WHAT THE TASK ASKS: Reproduce every line of the material below, but drop the pictures.

☆ ☆ ☆

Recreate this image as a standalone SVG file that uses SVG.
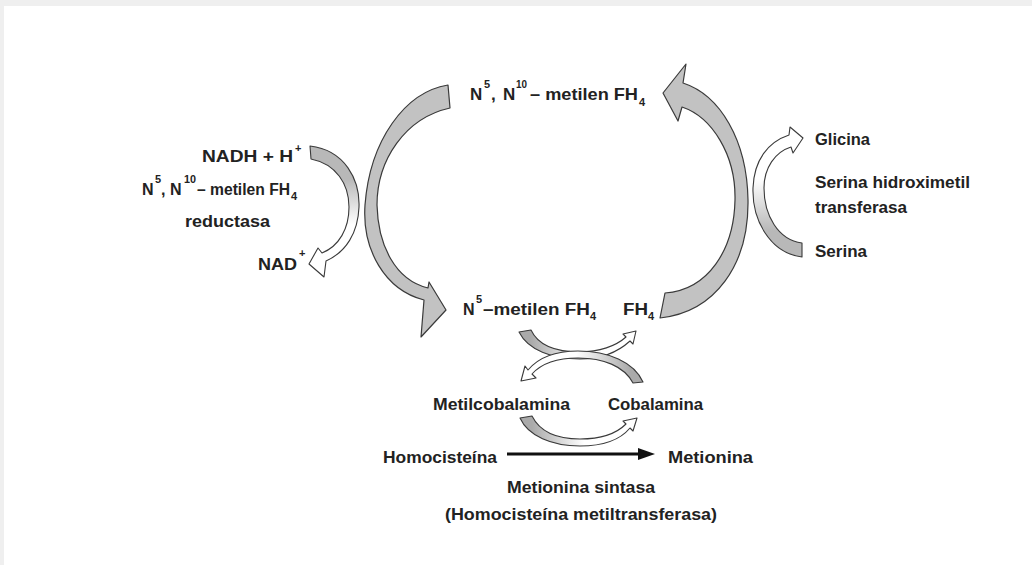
<svg xmlns="http://www.w3.org/2000/svg" width="1032" height="565" viewBox="0 0 1032 565">
<style>
.t{font-family:"Liberation Sans",Arial,sans-serif;font-weight:bold;font-size:16px;fill:#222}
.big{font-size:17px}
.s{font-size:11px}
.blk{fill:#c2c2c2;stroke:#3a3a3a;stroke-width:1.2;stroke-linejoin:round}
.sm{stroke:#3a3a3a;stroke-width:1.1;stroke-linejoin:round}
</style>
<defs>
<linearGradient id="gDown" x1="0" y1="0" x2="0" y2="1"><stop offset="0.25" stop-color="#b8b8b8"/><stop offset="0.6" stop-color="#fff"/></linearGradient>
<linearGradient id="gUp" x1="0" y1="0" x2="0" y2="1"><stop offset="0.4" stop-color="#fff"/><stop offset="0.8" stop-color="#b8b8b8"/></linearGradient>
<linearGradient id="gLR" x1="0" y1="0" x2="1" y2="0"><stop offset="0.1" stop-color="#aaa"/><stop offset="0.55" stop-color="#fff"/></linearGradient>
<linearGradient id="gRL" x1="0" y1="0" x2="1" y2="0"><stop offset="0.45" stop-color="#fff"/><stop offset="0.9" stop-color="#aaa"/></linearGradient>
</defs>
<rect x="0" y="0" width="1032" height="565" fill="#efefef"/>
<rect x="4" y="6" width="1028" height="559" fill="#fff"/>

<g id="connectors">
<path id="cycle-left" class="blk" d="M448,85 C405,92 370,140 365,205 C362,250 385,290 424,300 L421,337 L446,310 L429,282 L428,288 C395,280 378,245 377,205 C377,160 405,118 450,108 Z"/>
<path id="cycle-right" class="blk" d="M660,318 C715,312 749,265 748,200 C747,140 720,95 683,83 L686,64 L663,93 L678,121 L682,107 C712,117 736,155 735,200 C734,250 708,290 665,293 Z"/>
<path id="nadh-arrow" class="sm" fill="url(#gDown)" d="M310,146 C345,150 360,180 359,207 C358,233 346,252 326,261 L324,277 L309,264 L318,248 L322,253 C339,246 349,229 349,207 C349,184 336,164 311,159 Z"/>
<path id="serina-arrow" class="sm" fill="url(#gUp)" d="M802,257 C770,253 752,220 753,188 C754,160 768,142 789,135 L790,127 L803,138 L793,153 L791,147 C775,152 764,168 764,188 C764,215 778,240 802,243 Z"/>
<path id="cross-1" class="sm" fill="url(#gLR)" d="M519,332 C528,350 552,359 580,359 C600,359 618,352 630,341 L633,344 L636,331 L623,334 L626,337 C616,346 599,352 580,352 C556,352 538,345 531,330 Z"/>
<path id="cross-2" class="sm" fill="url(#gRL)" d="M643,382 C634,362 608,351 578,351 C555,351 538,358 528,370 L525,366 L521,381 L536,378 L532,374 C541,364 556,358 578,358 C603,358 624,366 633,383 Z"/>
<path id="cobal-arrow" class="sm" fill="url(#gLR)" d="M520,418 C528,436 552,446 580,446 C602,446 620,440 630,428 L633,431 L637,418 L623,421 L626,424 C616,434 600,439 580,439 C557,439 540,432 532,416 Z"/>
<g id="homo-arrow">
<line x1="507" y1="454" x2="640" y2="454" stroke="#111" stroke-width="3"/>
<polygon points="638,448 655,454 638,460" fill="#111"/>
</g>
</g>

<g id="node-methylene-top">
<text class="t big" x="470" y="100">N</text>
<text class="t s" x="484" y="88">5</text>
<text class="t big" x="491" y="100">,</text>
<text class="t big" x="503" y="100">N</text>
<text class="t s" x="516" y="88" textLength="11" lengthAdjust="spacingAndGlyphs">10</text>
<text class="t big" x="530" y="100" textLength="108" lengthAdjust="spacingAndGlyphs">– metilen FH</text>
<text class="t s" x="639" y="106">4</text>
</g>

<g id="node-reductase">
<text class="t" x="202" y="162" textLength="91" lengthAdjust="spacingAndGlyphs">NADH + H</text>
<text class="t s" x="295" y="152">+</text>
<text class="t" x="142" y="195">N</text>
<text class="t s" x="155" y="183">5</text>
<text class="t" x="161" y="195">,</text>
<text class="t" x="170" y="195">N</text>
<text class="t s" x="184" y="183" textLength="12" lengthAdjust="spacingAndGlyphs">10</text>
<text class="t" x="197" y="195" textLength="93" lengthAdjust="spacingAndGlyphs">– metilen FH</text>
<text class="t s" x="291" y="200">4</text>
<text class="t" x="185" y="227" textLength="85" lengthAdjust="spacingAndGlyphs">reductasa</text>
<text class="t" x="258" y="270" textLength="39" lengthAdjust="spacingAndGlyphs">NAD</text>
<text class="t s" x="299" y="257">+</text>
</g>

<g id="node-shmt">
<text class="t" x="815" y="145" textLength="55" lengthAdjust="spacingAndGlyphs">Glicina</text>
<text class="t" x="815" y="188" textLength="155" lengthAdjust="spacingAndGlyphs">Serina hidroximetil</text>
<text class="t" x="815" y="213" textLength="92" lengthAdjust="spacingAndGlyphs">transferasa</text>
<text class="t" x="815" y="257" textLength="52" lengthAdjust="spacingAndGlyphs">Serina</text>
</g>

<g id="node-methyl-fh4">
<text class="t" x="463" y="315">N</text>
<text class="t s" x="476" y="303">5</text>
<text class="t" x="483" y="315" textLength="107" lengthAdjust="spacingAndGlyphs">–metilen FH</text>
<text class="t s" x="590" y="320">4</text>
</g>

<g id="node-fh4">
<text class="t" x="623" y="315" textLength="25" lengthAdjust="spacingAndGlyphs">FH</text>
<text class="t s" x="648" y="320">4</text>
</g>

<g id="node-cobalamins">
<text class="t" x="433" y="410" textLength="137" lengthAdjust="spacingAndGlyphs">Metilcobalamina</text>
<text class="t" x="608" y="410" textLength="95" lengthAdjust="spacingAndGlyphs">Cobalamina</text>
</g>

<g id="node-homocysteine">
<text class="t" x="383" y="463" textLength="114" lengthAdjust="spacingAndGlyphs">Homocisteína</text>
</g>
<g id="node-methionine">
<text class="t" x="668" y="463" textLength="85" lengthAdjust="spacingAndGlyphs">Metionina</text>
</g>
<g id="node-synthase">
<text class="t" x="507" y="493" textLength="148" lengthAdjust="spacingAndGlyphs">Metionina sintasa</text>
<text class="t" x="445" y="520" textLength="272" lengthAdjust="spacingAndGlyphs">(Homocisteína metiltransferasa)</text>
</g>
</svg>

☆ ☆ ☆

ANSWER TO THE TASK:
Recreate this image as a standalone SVG file that uses SVG.
<svg xmlns="http://www.w3.org/2000/svg" width="1032" height="565" viewBox="0 0 1032 565">
<style>
.t{font-family:"Liberation Sans",Arial,sans-serif;font-weight:bold;font-size:16px;fill:#222}
.big{font-size:17px}
.s{font-size:11px}
.blk{fill:#c2c2c2;stroke:#3a3a3a;stroke-width:1.2;stroke-linejoin:round}
.sm{stroke:#3a3a3a;stroke-width:1.1;stroke-linejoin:round}
</style>
<defs>
<linearGradient id="gDown" x1="0" y1="0" x2="0" y2="1"><stop offset="0.25" stop-color="#b8b8b8"/><stop offset="0.6" stop-color="#fff"/></linearGradient>
<linearGradient id="gUp" x1="0" y1="0" x2="0" y2="1"><stop offset="0.4" stop-color="#fff"/><stop offset="0.8" stop-color="#b8b8b8"/></linearGradient>
<linearGradient id="gLR" x1="0" y1="0" x2="1" y2="0"><stop offset="0.1" stop-color="#aaa"/><stop offset="0.55" stop-color="#fff"/></linearGradient>
<linearGradient id="gRL" x1="0" y1="0" x2="1" y2="0"><stop offset="0.45" stop-color="#fff"/><stop offset="0.9" stop-color="#aaa"/></linearGradient>
</defs>
<rect x="0" y="0" width="1032" height="565" fill="#efefef"/>
<rect x="4" y="6" width="1028" height="559" fill="#fff"/>

<g id="connectors">
<path id="cycle-left" class="blk" d="M448,85 C405,92 370,140 365,205 C362,250 385,290 424,300 L421,337 L446,310 L429,282 L428,288 C395,280 378,245 377,205 C377,160 405,118 450,108 Z"/>
<path id="cycle-right" class="blk" d="M660,318 C715,312 749,265 748,200 C747,140 720,95 683,83 L686,64 L663,93 L678,121 L682,107 C712,117 736,155 735,200 C734,250 708,290 665,293 Z"/>
<path id="nadh-arrow" class="sm" fill="url(#gDown)" d="M310,146 C345,150 360,180 359,207 C358,233 346,252 326,261 L324,277 L309,264 L318,248 L322,253 C339,246 349,229 349,207 C349,184 336,164 311,159 Z"/>
<path id="serina-arrow" class="sm" fill="url(#gUp)" d="M802,257 C770,253 752,220 753,188 C754,160 768,142 789,135 L790,127 L803,138 L793,153 L791,147 C775,152 764,168 764,188 C764,215 778,240 802,243 Z"/>
<path id="cross-1" class="sm" fill="url(#gLR)" d="M519,332 C528,350 552,359 580,359 C600,359 618,352 630,341 L633,344 L636,331 L623,334 L626,337 C616,346 599,352 580,352 C556,352 538,345 531,330 Z"/>
<path id="cross-2" class="sm" fill="url(#gRL)" d="M643,382 C634,362 608,351 578,351 C555,351 538,358 528,370 L525,366 L521,381 L536,378 L532,374 C541,364 556,358 578,358 C603,358 624,366 633,383 Z"/>
<path id="cobal-arrow" class="sm" fill="url(#gLR)" d="M520,418 C528,436 552,446 580,446 C602,446 620,440 630,428 L633,431 L637,418 L623,421 L626,424 C616,434 600,439 580,439 C557,439 540,432 532,416 Z"/>
<g id="homo-arrow">
<line x1="507" y1="454" x2="640" y2="454" stroke="#111" stroke-width="3"/>
<polygon points="638,448 655,454 638,460" fill="#111"/>
</g>
</g>

<g id="node-methylene-top">
<text class="t big" x="470" y="100">N</text>
<text class="t s" x="484" y="88">5</text>
<text class="t big" x="491" y="100">,</text>
<text class="t big" x="503" y="100">N</text>
<text class="t s" x="516" y="88" textLength="11" lengthAdjust="spacingAndGlyphs">10</text>
<text class="t big" x="530" y="100" textLength="108" lengthAdjust="spacingAndGlyphs">– metilen FH</text>
<text class="t s" x="639" y="106">4</text>
</g>

<g id="node-reductase">
<text class="t" x="202" y="162" textLength="91" lengthAdjust="spacingAndGlyphs">NADH + H</text>
<text class="t s" x="295" y="152">+</text>
<text class="t" x="142" y="195">N</text>
<text class="t s" x="155" y="183">5</text>
<text class="t" x="161" y="195">,</text>
<text class="t" x="170" y="195">N</text>
<text class="t s" x="184" y="183" textLength="12" lengthAdjust="spacingAndGlyphs">10</text>
<text class="t" x="197" y="195" textLength="93" lengthAdjust="spacingAndGlyphs">– metilen FH</text>
<text class="t s" x="291" y="200">4</text>
<text class="t" x="185" y="227" textLength="85" lengthAdjust="spacingAndGlyphs">reductasa</text>
<text class="t" x="258" y="270" textLength="39" lengthAdjust="spacingAndGlyphs">NAD</text>
<text class="t s" x="299" y="257">+</text>
</g>

<g id="node-shmt">
<text class="t" x="815" y="145" textLength="55" lengthAdjust="spacingAndGlyphs">Glicina</text>
<text class="t" x="815" y="188" textLength="155" lengthAdjust="spacingAndGlyphs">Serina hidroximetil</text>
<text class="t" x="815" y="213" textLength="92" lengthAdjust="spacingAndGlyphs">transferasa</text>
<text class="t" x="815" y="257" textLength="52" lengthAdjust="spacingAndGlyphs">Serina</text>
</g>

<g id="node-methyl-fh4">
<text class="t" x="463" y="315">N</text>
<text class="t s" x="476" y="303">5</text>
<text class="t" x="483" y="315" textLength="107" lengthAdjust="spacingAndGlyphs">–metilen FH</text>
<text class="t s" x="590" y="320">4</text>
</g>

<g id="node-fh4">
<text class="t" x="623" y="315" textLength="25" lengthAdjust="spacingAndGlyphs">FH</text>
<text class="t s" x="648" y="320">4</text>
</g>

<g id="node-cobalamins">
<text class="t" x="433" y="410" textLength="137" lengthAdjust="spacingAndGlyphs">Metilcobalamina</text>
<text class="t" x="608" y="410" textLength="95" lengthAdjust="spacingAndGlyphs">Cobalamina</text>
</g>

<g id="node-homocysteine">
<text class="t" x="383" y="463" textLength="114" lengthAdjust="spacingAndGlyphs">Homocisteína</text>
</g>
<g id="node-methionine">
<text class="t" x="668" y="463" textLength="85" lengthAdjust="spacingAndGlyphs">Metionina</text>
</g>
<g id="node-synthase">
<text class="t" x="507" y="493" textLength="148" lengthAdjust="spacingAndGlyphs">Metionina sintasa</text>
<text class="t" x="445" y="520" textLength="272" lengthAdjust="spacingAndGlyphs">(Homocisteína metiltransferasa)</text>
</g>
</svg>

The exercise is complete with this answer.